The guide has been published with the Department for Constitutional Affairs, who are promoting work in this field as well as e-democracy (including this game). I hope the good practice advice resonates throughout Government. This includes starting evaluation work early by setting up a design group to agree the objectives of the exercise, the methods, the scale and the scope. If that's done, it should help those actually doing the participation work define just how much participation is on offer. As the guide says:

As long as there is room for change in the policy and the results of the engagement will make a difference, it is worth considering public engagement.

Diagram1There's a rather good diagram, which I've taken the liberty of reproducing on the right - click to enlarge.

However, I was reading this at the same time as I was picking up on the reported remarks of former cabinet secretary, and top Civil Servant at the Treasury, Lord Turnbull. In an interview with the Financial Times. He gave a frank assessment (not intended for quotation, he now maintains)  of the ways of Chancellor Gordon Brown, presumed to be our next Prime Minister. The Guardian summarises it like this:

In the interview, Lord Turnbull said that Mr Brown had a "very cynical view of mankind and his colleagues".
And he added: "He cannot allow them any serious discussion about priorities. His view is that it is just not worth it and 'they will get what I decide'. "And that is a very insulting process."
Lord Turnbull suggested that Mr Brown's style had an impact on the effectiveness of the government as a whole.
"Do those ends justify the means?" he asked. "It has enhanced Treasury control, but at the expense of any government cohesion and any assessment of strategy.
"You can choose whether you are impressed or depressed by that, but you cannot help admire the sheer Stalinist ruthlessness of it all."
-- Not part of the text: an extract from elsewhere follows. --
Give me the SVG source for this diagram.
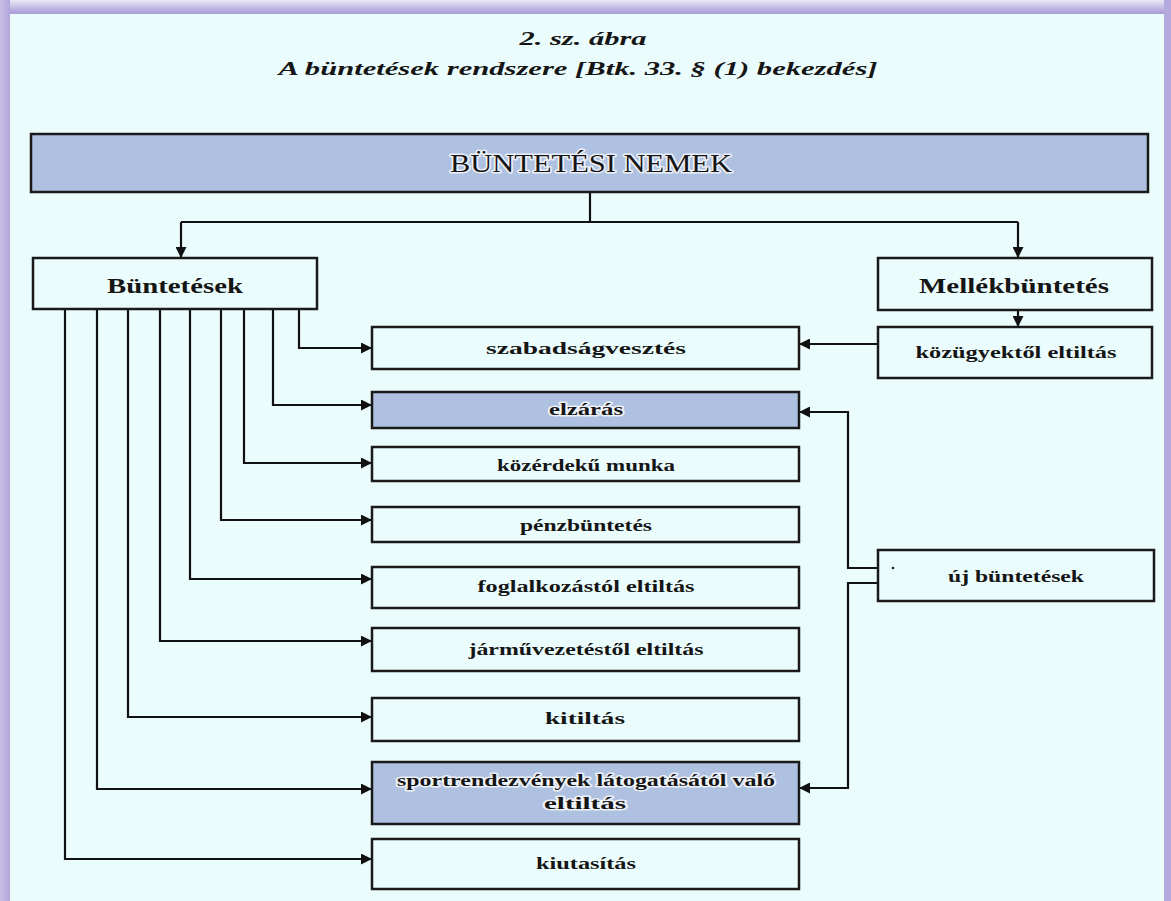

I don't know Gordon Brown, or his views on public engagement. He may well be strongly in favour of processes that enhance the influence of citizen consumers, and so put pressure on public services for improved performance. But his remarks do highlight that in matters of participation attitude is at least as important as method. I looked in vain in the glossary to the guide for mention of Control and Culture, but maybe they don't need explanation.

Goalspectrum

There is, however, a section on public participation goals which reproduces the spectrum of levels of engagement:

Inform: To provide the public with balanced and objective information to assist them in understanding the problem, alternatives, opportunities and/or solutions.
Consult: To obtain public feedback on analysis, alternatives and/or decisions.
Involve: To work directly with the public throughout the process to ensure that public concerns and aspirations are consistently understood and considered.
Collaborate: To partner with the public in each aspect of the decision including the development of alternatives and the identification of the of the preferred solution.
Empower: To place final decision-making in the hands of the public.

From Lord Turnbull's remarks, the cynical may expect a Brown government to set engagement firmly at the Inform and Consult end of the spectrum. I hope someone someone can offer some evidence the other way. Political bloggers like Dizzy tend to say "what's new":

It is a commonly held view that in the control-freak stakes Brown is probably even worse than Blair.

... and then interpret Lord Turnbull's remarks as another round in the Blair-Brown feud:

Whilst some commentators make allusions to rapprochement and a thawing of the Cold War at the top, I'd rather make allusions to that being an illusion. It's interesting that Stalin should be invoked because frankly, it looks like a very Stalinist, ergo Soviet, détente.

There's participation (or not) and there's politics.